Não causa estranheza que, em nenhum momento desde que se denunciou o chamado “mensalão”, menos ainda durante o “julgamento” (que mais parece um linchamento de um partido e alguns de seus dirigentes), a grande mídia, os partidos de direita e demais setores economicamente hegemônicos no país tenham se pronunciado a favor de mudanças no sistema político-eleitoral

 

Mas nem antes o PT era um partido de anjos, nem depois virou um partido de demônios. Contudo, muitos tentaram (com maior, menor ou nenhum sucesso, isso não vem ao caso aqui) vender a ideia de que os malfeitos atribuídos ao PT eram obra e graça exclusiva de um suposto desvio de caráter de seus militantes, especialmente de seus dirigentes, sem qualquer relação com o modelo político vigente. Desse modo, seria possível contrapor à “raça petista moralmente deficiente”,  políticos “do bem”, aptos a administrar os interesses públicos de maneira íntegra, porque providos “de caráter”. Ora, o que se fazia, assim, era exatamente tentar vender aquela falsa ideia de que há governantes ideais, infalíveis e moralmente superiores. Como se a política pudesse não ser feita por pessoas de carne e osso, passíveis de erros e acertos. Buscava-se, assim, confundir, naquele sentido antidemocrático que Espinosa condenara, as virtudes ou os defeitos de um Estado com as virtudes ou defeitos pessoais de seus dirigentes. Visava-se, com isso, reforçar a percepção típica da política pós-moderna de que a avaliação do público dá-se pela régua do privado, tornando aquele dependente deste. A consequência mais grave da disseminação desse entendimento é a diluição da política substantiva na ética privada, a redução da democracia a uma competição personalista pela simpatia dos eleitores.

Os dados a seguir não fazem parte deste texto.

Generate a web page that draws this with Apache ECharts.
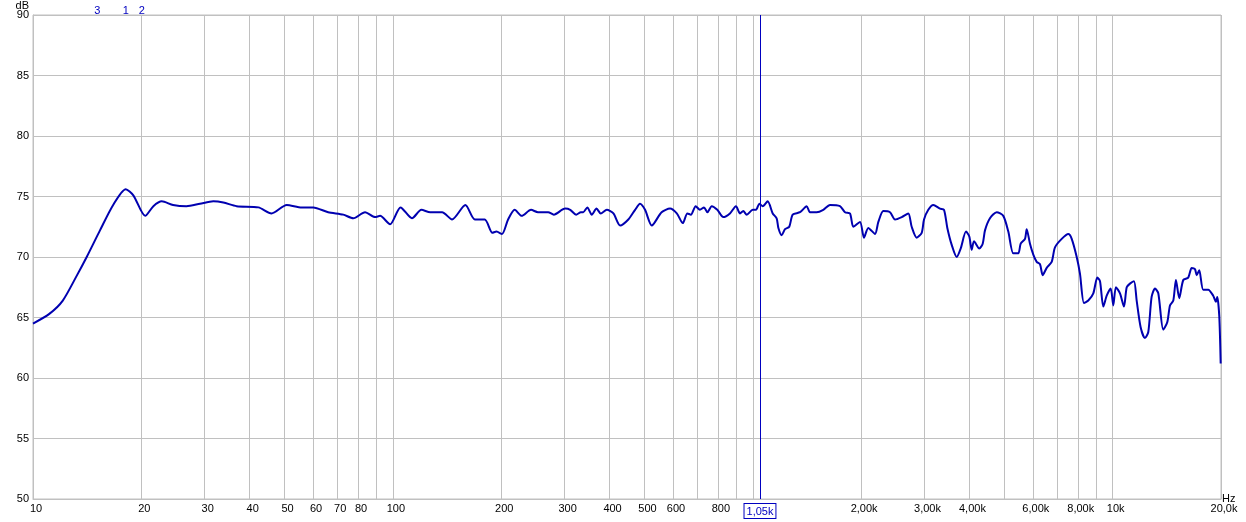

Naturalmente, isso não foi (nem é) feito sem interesses escusos por trás. Por isso, é preciso perguntar: a quem interessa essa privatização da política? Quem ganha com sua submissão à lógica do espetáculo, na qual quem pode vender melhor sua imagem como “homem de bem” torna-se potencial favorito a vencer eleições, administrar o Estado e a vida pública? A resposta não é difícil: justamente àqueles que, derrotados nas urnas, mas com mais recursos econômicos, e amparados por aparatos ideológicos para operar no “mercado político” e impor sua vontade, visam conservar à força seu poder através da dissolução paulatina da esfera pública. No limite, sacrificando a própria democracia.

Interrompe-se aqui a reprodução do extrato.